§ **The problem**: Starting at the first line of the listing below, retype each line up to and including the one that contains "8, bottom: 688". Leave pictures out.

====

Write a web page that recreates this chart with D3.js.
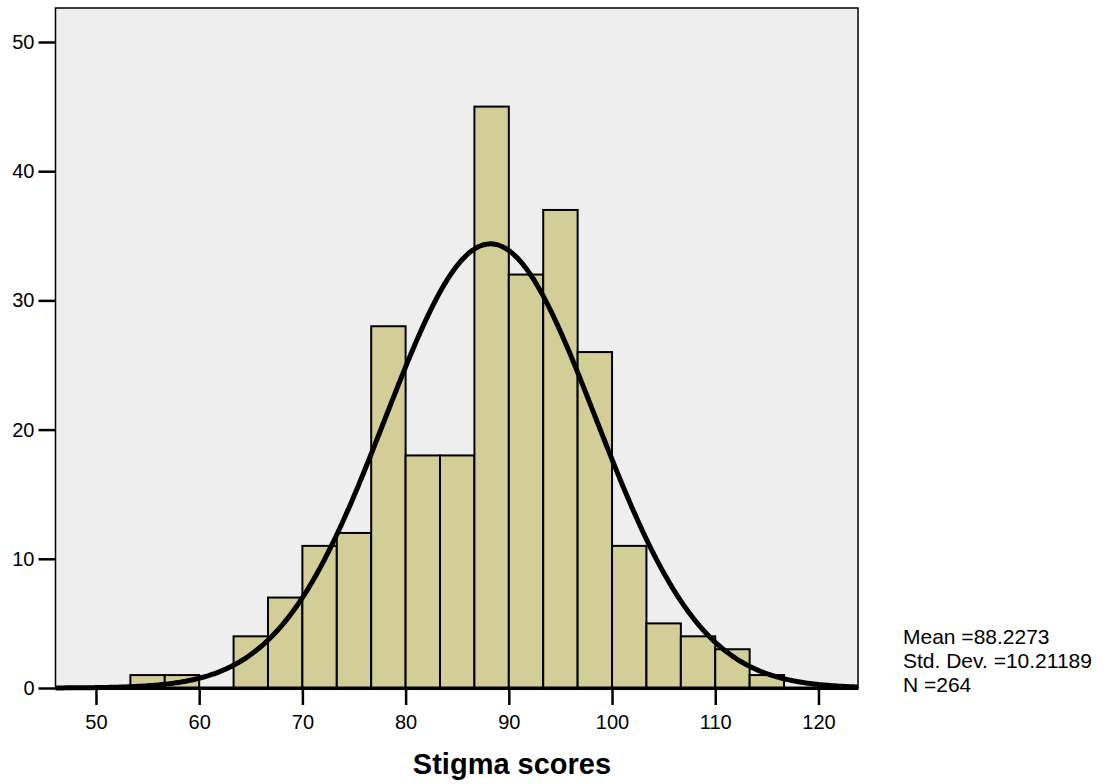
<!DOCTYPE html>
<html>
<head>
<meta charset="utf-8">
<script src="https://cdn.jsdelivr.net/npm/d3@7"></script>
<style>
  html, body { margin: 0; padding: 0; background: #fff; }
  svg text { font-family: "Liberation Sans", Arial, sans-serif; fill: #000; }
</style>
</head>
<body>
<svg id="chart" width="1110" height="784"></svg>
<script>
// Histogram of stigma scores: bins of width 10/3 starting at 53.33
const binStart = 160 / 3;
const binWidth = 10 / 3;
const counts = [1, 1, 0, 4, 7, 11, 12, 28, 18, 18, 45, 32, 37, 26, 11, 5, 4, 3, 1];
const xTicks = [50, 60, 70, 80, 90, 100, 110, 120];
const yTicks = [0, 10, 20, 30, 40, 50];
const mean = 88.2273;
const sd = 10.21189;
const n = 264;
const statsLines = ["Mean =88.2273", "Std. Dev. =10.21189", "N =264"];
const xTitle = "Stigma scores";

const svg = d3.select("#chart");
const plot = { left: 55.5, right: 858, top: 8, bottom: 688 };

const x = d3.scaleLinear().domain([46.08, 123.83]).range([plot.left, plot.right]);
const y = d3.scaleLinear().domain([0, 50]).range([plot.bottom, 42]);

// plot background
svg.append("rect")
  .attr("x", plot.left).attr("y", plot.top)
  .attr("width", plot.right - plot.left).attr("height", plot.bottom - plot.top)
  .attr("fill", "#eeeeee").attr("stroke", "#000").attr("stroke-width", 1.5);

// bars
const bins = counts.map((c, i) => ({ x0: binStart + i * binWidth, x1: binStart + (i + 1) * binWidth, c }));
svg.append("g").selectAll("rect").data(bins.filter(d => d.c > 0)).join("rect")
  .attr("x", d => x(d.x0)).attr("width", d => x(d.x1) - x(d.x0))
  .attr("y", d => y(d.c)).attr("height", d => y(0) - y(d.c))
  .attr("fill", "#d3ce97").attr("stroke", "#000").attr("stroke-width", 2);

// normal curve scaled to counts
const pdf = v => n * binWidth / (sd * Math.sqrt(2 * Math.PI)) * Math.exp(-0.5 * ((v - mean) / sd) ** 2);
const xs = d3.range(0, 401).map(i => x.domain()[0] + (x.domain()[1] - x.domain()[0]) * i / 400);
svg.append("path")
  .datum(xs)
  .attr("d", d3.line().x(v => x(v)).y(v => y(pdf(v))).curve(d3.curveBasis))
  .attr("fill", "none").attr("stroke", "#000").attr("stroke-width", 5)
  .attr("stroke-linejoin", "round");

// x axis
const xAxis = svg.append("g").attr("transform", `translate(0,${plot.bottom})`)
  .call(d3.axisBottom(x).tickValues(xTicks).tickSize(17).tickSizeOuter(0));
xAxis.select(".domain").attr("stroke-width", 3);
xAxis.selectAll(".tick line").attr("stroke-width", 2.5);
xAxis.selectAll(".tick text")
  .attr("font-size", 20).attr("y", 41).attr("dy", null);

// y axis
const yAxis = svg.append("g").attr("transform", `translate(${plot.left},0)`)
  .call(d3.axisLeft(y).tickValues(yTicks).tickSize(17).tickPadding(4).tickSizeOuter(0));
yAxis.select(".domain").remove();
yAxis.selectAll(".tick line").attr("stroke-width", 2.5);
yAxis.selectAll(".tick text").attr("font-size", 20);

// bottom axis line redrawn over the bars
svg.append("line")
  .attr("x1", plot.left).attr("x2", plot.right)
  .attr("y1", plot.bottom).attr("y2", plot.bottom)
  .attr("stroke", "#000").attr("stroke-width", 3);

// axis title
svg.append("text")
  .attr("x", 512).attr("y", 774)
  .attr("text-anchor", "middle")
  .attr("font-size", 29).attr("font-weight", "bold")
  .text(xTitle);

// summary statistics
svg.append("g").selectAll("text").data(statsLines).join("text")
  .attr("x", 903).attr("y", (d, i) => 643.5 + i * 24)
  .attr("font-size", 21)
  .text(d => d);
</script>
</body>
</html>
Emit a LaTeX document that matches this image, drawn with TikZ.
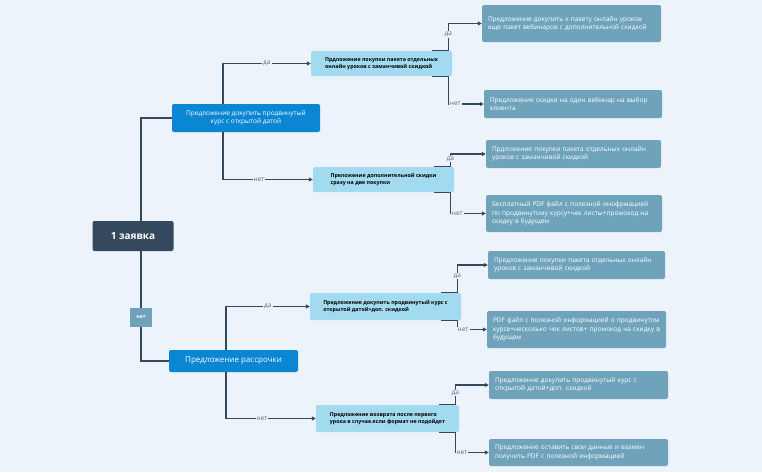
\documentclass[tikz,border=0pt]{standalone}
\usepackage{fontspec}
\setmainfont{Open Sans}
\usetikzlibrary{arrows.meta}
\definecolor{bg}{HTML}{EDF3FA}
\definecolor{dark}{HTML}{34495E}
\definecolor{blu}{HTML}{0A86D2}
\definecolor{lb}{HTML}{A2DAEF}
\definecolor{st}{HTML}{6FA3BC}
\begin{document}
\begin{tikzpicture}[x=1pt,y=-1pt,
  box/.style={rectangle,rounded corners=2pt,inner sep=2pt},
  root/.style={box,fill=dark,text=white,font=\bfseries\fontsize{10}{12}\selectfont},
  lvA/.style={box,fill=blu,text=white,align=center,font=\fontsize{6.5}{8}\selectfont},
  lvB/.style={box,fill=lb,text=black,align=left,font=\bfseries\fontsize{5.3}{7}\selectfont,inner xsep=5pt},
  lvC/.style={box,fill=st,text=white,align=left,font=\fontsize{6.5}{8.2}\selectfont,inner xsep=6pt,text width=#1},
  conn/.style={draw=dark,line width=1.1pt,-{Triangle[length=4pt,width=4pt]}},
  line/.style={draw=dark,line width=1.1pt},
  lab/.style={fill=bg,text=dark!80,inner sep=1pt,font=\fontsize{6.5}{7}\selectfont}]
\fill[bg] (0,0) rectangle (762,472);
\useasboundingbox (0,0) rectangle (762,472);
\node[root,minimum width=81pt,minimum height=30pt] (R) at (133,236) {1 заявка};
\node[lvA,minimum width=148pt,minimum height=28pt] (A1) at (246,118) {Предложение докупить продвинутый\\курс с открытой датой};
\node[lvA,minimum width=129pt,minimum height=22pt,font=\fontsize{8}{9}\selectfont] (A2) at (233.5,361) {Предложение рассрочки};
\node[lvB,minimum width=141pt,minimum height=25pt] (B1) at (381.5,63.5) {Прдложение покупки пакета отдельных\\онлайн уроков с заманчивой скидкой};
\node[lvB,minimum width=141pt,minimum height=25pt] (B2) at (383.5,179.5) {Преложение дополнительной скидки\\сразу на две покупки\hspace{40pt}};
\node[lvB,minimum width=151pt,minimum height=27pt] (B3) at (385.5,306.5) {Предложение докупить продвинутый курс с\\открытой датой+доп. скидкой\hspace{40pt}};
\node[lvB,minimum width=143pt,minimum height=27pt] (B4) at (387.5,418.5) {Предложение возврата после первого\\урока в случае.если формат не подойдет};
\node[lvC=167pt,minimum height=37pt] (C1) at (571.5,23.5) {Предложение докупить к пакету онлайн уроков еще пакет вебинаров с дополнительной скидкой};
\node[lvC=166pt,minimum height=28pt] (C2) at (573,104) {Предложение скидки на один вебинар на выбор клиента};
\node[lvC=163pt,minimum height=28pt] (C3) at (573.5,154) {Прдложение покупки пакета отдельных онлайн уроков с заманчивой скидкой};
\node[lvC=164pt,minimum height=37pt] (C4) at (574,213.5) {Бесплатный PDF файл с полезной инофрмацией по продвинутому курсу+чек листы+промокод на скидку в будущем};
\node[lvC=165pt,minimum height=28pt] (C5) at (576.5,265) {Предложение покупки пакета отдельных онлайн уроков с заманчивой скидкой};
\node[lvC=167pt,minimum height=37pt] (C6) at (576.5,329.5) {PDF файл с полезной информацией о продвинутом курсе+несколько чек листов+ промокод на скидку в будущем};
\node[lvC=167pt,minimum height=28pt] (C7) at (578.5,385) {Предложение докупить продвинутый курс с открытой датой+доп. скидкой};
\node[lvC=167pt,minimum height=27pt] (C8) at (578.5,452.5) {Предложение оставить свои данные и взамен получить PDF с полезной информацией};
% root connectors
\draw[line] ([xshift=8pt]R.north) |- (A1.west);
\draw[line] ([xshift=8pt]R.south) |- (A2.west) node[pos=0.3,fill=st,text=white,font=\bfseries\fontsize{5}{6}\selectfont,minimum width=22pt,minimum height=19pt,inner sep=1pt] (N) {нет};
% level A
\draw[conn] ([xshift=-23pt]A1.north) |- (B1.west) node[lab,pos=0.75] {да};
\draw[conn] ([xshift=-23pt]A1.south) |- (B2.west) node[lab,pos=0.7] {нет};
\draw[conn] ([xshift=-7.5pt]A2.north) |- (B3.west) node[lab,pos=0.75] {да};
\draw[conn] ([xshift=-7.5pt]A2.south) |- (B4.west) node[lab,pos=0.7] {нет};
% level B
\foreach \b/\u/\d in {B1/C1/C2,B2/C3/C4,B3/C5/C6,B4/C7/C8}{
  \draw[line] ([xshift=-20pt]\b.north east) -- ([xshift=-4pt]\b.north east);
  \draw[conn] ([xshift=-4pt]\b.north east) |- (\u.west) node[lab,pos=0.3] {да};
  \draw[line] ([xshift=-20pt]\b.south east) -- ([xshift=-4pt]\b.south east);
  \draw[conn] ([xshift=-4pt]\b.south east) |- (\d.west) node[lab,pos=0.6] {нет};
}
\end{tikzpicture}
\end{document}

====

§ **Exercise solution**:
Write a web page that recreates this chart with D3.js.
<!DOCTYPE html>
<html>
<head>
<meta charset="utf-8">
<script src="https://cdn.jsdelivr.net/npm/d3@7"></script>
<style>
  html, body { margin: 0; padding: 0; background: #fff; }
  svg text { font-family: "Liberation Sans", Arial, sans-serif; fill: #000; }
</style>
</head>
<body>
<svg id="chart" width="1110" height="784"></svg>
<script>
// Histogram of stigma scores: bins of width 10/3 starting at 53.33
const binStart = 160 / 3;
const binWidth = 10 / 3;
const counts = [1, 1, 0, 4, 7, 11, 12, 28, 18, 18, 45, 32, 37, 26, 11, 5, 4, 3, 1];
const xTicks = [50, 60, 70, 80, 90, 100, 110, 120];
const yTicks = [0, 10, 20, 30, 40, 50];
const mean = 88.2273;
const sd = 10.21189;
const n = 264;
const statsLines = ["Mean =88.2273", "Std. Dev. =10.21189", "N =264"];
const xTitle = "Stigma scores";

const svg = d3.select("#chart");
const plot = { left: 55.5, right: 858, top: 8, bottom: 688 };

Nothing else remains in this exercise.